Il est encore de nos jours la cible de discussions sans fin malgré les imposants volumes qui nous offrent l'histoire de sa vie et qui sont faits surtout de considérations accessoires et de conjectures.

Nous ne possédons pas une seule ligne tracée de sa main, à l'exception de trois pages douteuses d'une révision de la pièce Sir Thomas More ; pas plus de six signatures légales, quelques-unes passablement abrégées, dont trois posées au bas de son testament, document d'une décevante impersonnalité.

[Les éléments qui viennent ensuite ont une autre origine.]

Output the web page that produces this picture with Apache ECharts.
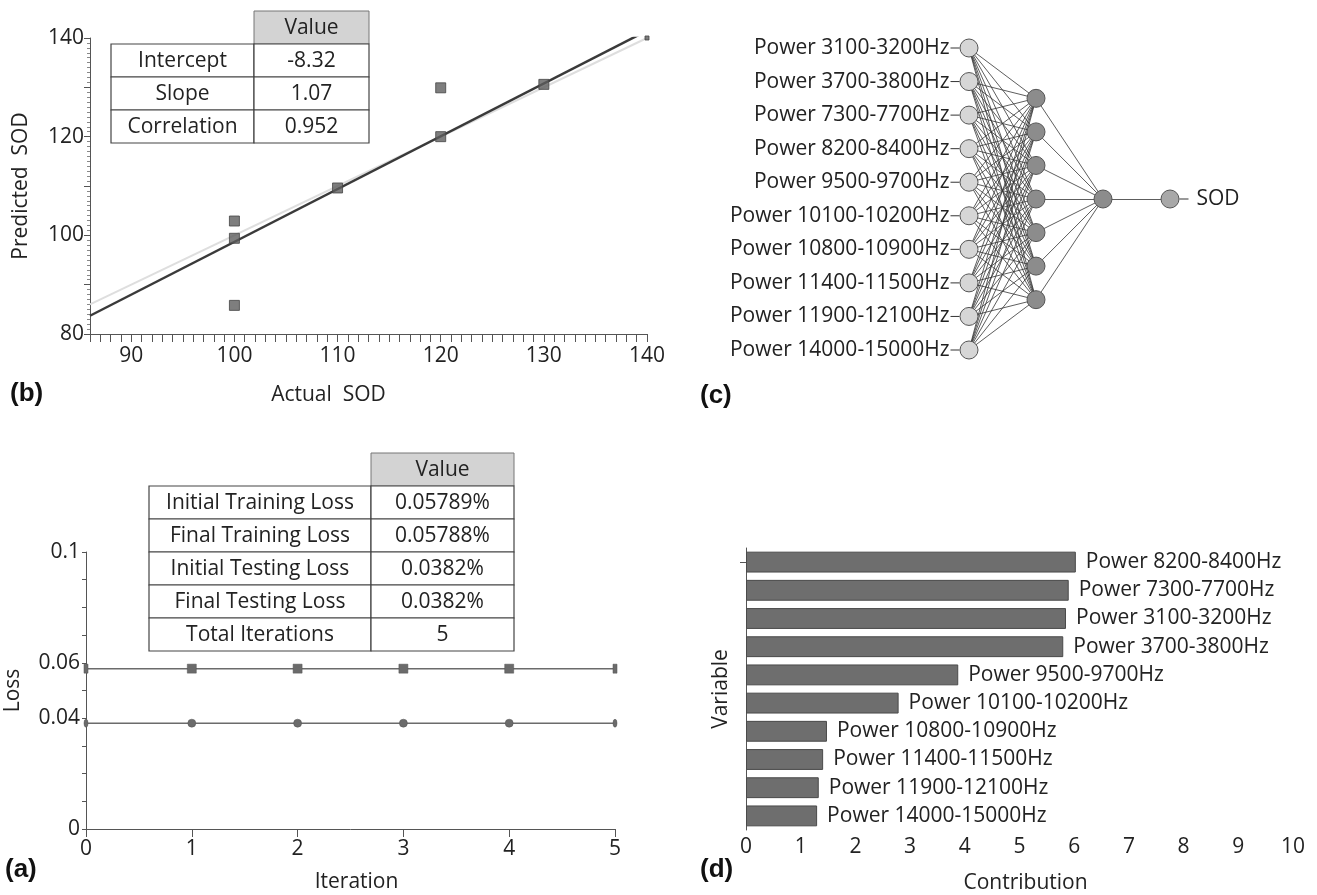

Quelques témoignages fortuits mis à part, il ne nous reste aucun récit contemporain de sa vie, et la seule missive connue qui lui fût adressée est une lettre de quelqu'un qui voulait lui emprunter de l'argent ; encore ne s'est-elle conservée que parce qu'elle n'a jamais quitté son expéditeur.

Du plus célèbre auteur du monde, nous ne savons, autant dire, rien.

Aldous Huxley a dit du Greco, qui mourut deux ans avant Shakespeare et occupa une situation analogue d'éminent artiste de cour, que nous en savons à peine davantage sur la vie qu'il mena en Espagne que sur celle qu'il mena en Crète et en Italie, c'est-à-dire presque rien.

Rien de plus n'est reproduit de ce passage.